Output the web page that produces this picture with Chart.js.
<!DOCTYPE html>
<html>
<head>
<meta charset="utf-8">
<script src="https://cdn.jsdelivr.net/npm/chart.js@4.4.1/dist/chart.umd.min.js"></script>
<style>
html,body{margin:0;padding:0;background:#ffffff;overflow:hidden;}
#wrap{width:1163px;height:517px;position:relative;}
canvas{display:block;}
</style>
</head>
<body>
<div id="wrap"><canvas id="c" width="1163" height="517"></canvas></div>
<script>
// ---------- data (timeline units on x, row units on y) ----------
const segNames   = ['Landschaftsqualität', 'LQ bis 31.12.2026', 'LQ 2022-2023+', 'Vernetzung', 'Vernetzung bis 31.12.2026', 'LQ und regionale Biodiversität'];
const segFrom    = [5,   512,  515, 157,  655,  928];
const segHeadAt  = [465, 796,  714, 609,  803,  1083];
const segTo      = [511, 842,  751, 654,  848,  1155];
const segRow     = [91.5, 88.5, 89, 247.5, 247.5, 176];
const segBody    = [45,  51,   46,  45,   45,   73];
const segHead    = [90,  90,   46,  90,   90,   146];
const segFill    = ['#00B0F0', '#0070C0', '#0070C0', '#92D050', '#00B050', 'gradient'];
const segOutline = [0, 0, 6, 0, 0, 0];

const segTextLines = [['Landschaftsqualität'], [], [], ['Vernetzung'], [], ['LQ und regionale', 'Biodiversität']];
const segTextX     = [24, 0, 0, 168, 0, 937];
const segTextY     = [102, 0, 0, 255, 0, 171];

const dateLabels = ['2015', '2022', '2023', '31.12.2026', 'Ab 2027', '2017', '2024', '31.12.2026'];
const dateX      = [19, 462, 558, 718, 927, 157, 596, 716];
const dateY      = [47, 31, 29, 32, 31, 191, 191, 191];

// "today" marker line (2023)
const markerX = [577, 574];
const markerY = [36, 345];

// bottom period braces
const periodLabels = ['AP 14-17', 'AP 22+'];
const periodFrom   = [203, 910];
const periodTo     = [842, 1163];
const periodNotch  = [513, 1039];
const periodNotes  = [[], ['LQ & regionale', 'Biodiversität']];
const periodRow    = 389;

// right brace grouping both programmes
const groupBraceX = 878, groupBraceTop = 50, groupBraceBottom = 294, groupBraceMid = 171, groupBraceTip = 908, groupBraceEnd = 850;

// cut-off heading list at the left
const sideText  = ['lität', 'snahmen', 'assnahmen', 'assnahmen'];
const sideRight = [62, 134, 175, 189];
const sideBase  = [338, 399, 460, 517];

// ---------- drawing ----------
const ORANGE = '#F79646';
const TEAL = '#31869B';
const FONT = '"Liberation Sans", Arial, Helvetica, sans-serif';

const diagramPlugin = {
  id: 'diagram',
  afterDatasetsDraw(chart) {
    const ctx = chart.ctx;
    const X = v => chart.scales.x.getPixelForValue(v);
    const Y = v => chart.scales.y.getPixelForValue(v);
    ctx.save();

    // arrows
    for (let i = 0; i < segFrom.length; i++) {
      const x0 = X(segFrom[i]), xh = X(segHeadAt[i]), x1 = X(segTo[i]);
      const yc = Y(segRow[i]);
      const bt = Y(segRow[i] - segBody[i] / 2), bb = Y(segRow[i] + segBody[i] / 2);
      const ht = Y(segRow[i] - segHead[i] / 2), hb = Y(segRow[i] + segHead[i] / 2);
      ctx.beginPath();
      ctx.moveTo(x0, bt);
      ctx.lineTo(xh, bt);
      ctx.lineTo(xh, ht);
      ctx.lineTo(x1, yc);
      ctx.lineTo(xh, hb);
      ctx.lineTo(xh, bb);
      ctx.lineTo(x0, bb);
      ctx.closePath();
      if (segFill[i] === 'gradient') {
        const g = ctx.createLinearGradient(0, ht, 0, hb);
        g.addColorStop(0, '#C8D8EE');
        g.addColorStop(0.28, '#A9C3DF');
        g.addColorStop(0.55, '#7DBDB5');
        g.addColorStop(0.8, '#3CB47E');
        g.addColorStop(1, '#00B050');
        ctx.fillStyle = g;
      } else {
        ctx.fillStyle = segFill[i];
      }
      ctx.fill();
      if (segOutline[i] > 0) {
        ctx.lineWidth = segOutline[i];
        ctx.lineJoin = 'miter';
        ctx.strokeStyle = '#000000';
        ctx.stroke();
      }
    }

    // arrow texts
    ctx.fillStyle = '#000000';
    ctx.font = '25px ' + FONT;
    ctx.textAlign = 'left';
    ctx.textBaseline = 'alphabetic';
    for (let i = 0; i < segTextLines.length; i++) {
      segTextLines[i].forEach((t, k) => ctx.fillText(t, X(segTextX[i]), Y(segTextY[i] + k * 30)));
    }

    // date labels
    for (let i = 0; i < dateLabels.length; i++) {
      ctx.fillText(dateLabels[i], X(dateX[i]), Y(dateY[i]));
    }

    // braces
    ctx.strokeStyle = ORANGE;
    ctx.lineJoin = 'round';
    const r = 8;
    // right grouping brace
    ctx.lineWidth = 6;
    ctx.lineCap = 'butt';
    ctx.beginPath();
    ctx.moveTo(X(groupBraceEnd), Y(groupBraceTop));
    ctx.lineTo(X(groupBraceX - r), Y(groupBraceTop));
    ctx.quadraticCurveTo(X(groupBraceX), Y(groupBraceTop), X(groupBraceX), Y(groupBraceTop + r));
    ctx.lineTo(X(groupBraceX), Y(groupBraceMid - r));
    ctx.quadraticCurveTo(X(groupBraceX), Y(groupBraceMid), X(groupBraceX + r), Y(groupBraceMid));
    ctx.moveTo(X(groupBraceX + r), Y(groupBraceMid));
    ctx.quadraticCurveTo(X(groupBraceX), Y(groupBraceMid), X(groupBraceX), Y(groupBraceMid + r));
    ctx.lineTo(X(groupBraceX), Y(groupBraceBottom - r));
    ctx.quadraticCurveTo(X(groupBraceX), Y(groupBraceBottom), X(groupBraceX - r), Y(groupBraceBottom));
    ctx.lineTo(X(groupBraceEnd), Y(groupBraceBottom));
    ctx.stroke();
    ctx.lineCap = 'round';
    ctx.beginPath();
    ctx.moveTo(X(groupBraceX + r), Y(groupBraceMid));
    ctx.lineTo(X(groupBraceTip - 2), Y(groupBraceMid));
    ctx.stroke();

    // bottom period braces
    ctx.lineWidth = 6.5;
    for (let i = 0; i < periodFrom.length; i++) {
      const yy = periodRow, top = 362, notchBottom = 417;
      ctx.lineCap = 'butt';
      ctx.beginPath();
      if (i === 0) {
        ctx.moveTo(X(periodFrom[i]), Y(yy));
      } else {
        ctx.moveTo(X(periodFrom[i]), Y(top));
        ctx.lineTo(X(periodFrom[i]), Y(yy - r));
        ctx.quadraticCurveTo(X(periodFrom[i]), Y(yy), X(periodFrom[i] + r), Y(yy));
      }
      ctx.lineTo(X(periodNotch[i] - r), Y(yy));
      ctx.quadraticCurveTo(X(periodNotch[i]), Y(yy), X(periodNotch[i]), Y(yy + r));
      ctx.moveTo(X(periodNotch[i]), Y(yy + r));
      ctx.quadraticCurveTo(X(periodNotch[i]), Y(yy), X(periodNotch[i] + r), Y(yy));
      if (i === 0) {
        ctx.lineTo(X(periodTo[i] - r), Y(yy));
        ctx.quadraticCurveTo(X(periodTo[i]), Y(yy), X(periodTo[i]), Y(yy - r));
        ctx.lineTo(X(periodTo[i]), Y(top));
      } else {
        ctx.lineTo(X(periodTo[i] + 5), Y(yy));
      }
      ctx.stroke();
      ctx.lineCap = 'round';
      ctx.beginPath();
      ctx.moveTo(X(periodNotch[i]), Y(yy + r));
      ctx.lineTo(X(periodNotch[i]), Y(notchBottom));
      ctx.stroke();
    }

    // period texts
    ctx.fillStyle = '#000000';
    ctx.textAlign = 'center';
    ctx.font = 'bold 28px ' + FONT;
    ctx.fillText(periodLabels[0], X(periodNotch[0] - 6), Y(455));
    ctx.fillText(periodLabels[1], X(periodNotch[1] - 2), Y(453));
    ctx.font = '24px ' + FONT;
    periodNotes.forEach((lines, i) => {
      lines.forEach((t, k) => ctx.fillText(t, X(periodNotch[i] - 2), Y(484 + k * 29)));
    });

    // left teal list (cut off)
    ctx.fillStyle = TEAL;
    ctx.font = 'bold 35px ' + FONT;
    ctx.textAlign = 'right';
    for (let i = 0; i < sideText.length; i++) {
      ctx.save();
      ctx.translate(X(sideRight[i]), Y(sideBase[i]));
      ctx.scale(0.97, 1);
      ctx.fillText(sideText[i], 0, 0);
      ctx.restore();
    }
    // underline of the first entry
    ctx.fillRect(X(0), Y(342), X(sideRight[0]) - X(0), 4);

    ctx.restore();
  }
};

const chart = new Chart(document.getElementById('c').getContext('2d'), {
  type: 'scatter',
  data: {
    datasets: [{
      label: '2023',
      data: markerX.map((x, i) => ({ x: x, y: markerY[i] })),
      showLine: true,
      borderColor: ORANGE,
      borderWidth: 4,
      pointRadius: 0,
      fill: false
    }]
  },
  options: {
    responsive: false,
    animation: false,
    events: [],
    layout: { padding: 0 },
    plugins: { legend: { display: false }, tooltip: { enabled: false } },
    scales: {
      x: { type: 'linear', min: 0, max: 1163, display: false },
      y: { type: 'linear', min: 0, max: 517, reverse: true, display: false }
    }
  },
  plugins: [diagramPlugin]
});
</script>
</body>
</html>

...

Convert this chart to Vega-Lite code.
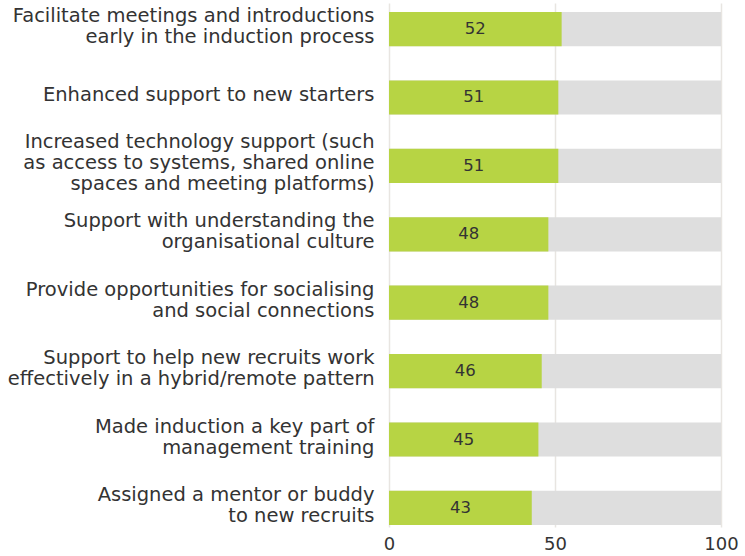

→ What needs to be done:
Copy all lines above containing the string "this".

→ Task output:
Output the web page that produces this picture with Chart.js.
Convert this chart to Vega-Lite code.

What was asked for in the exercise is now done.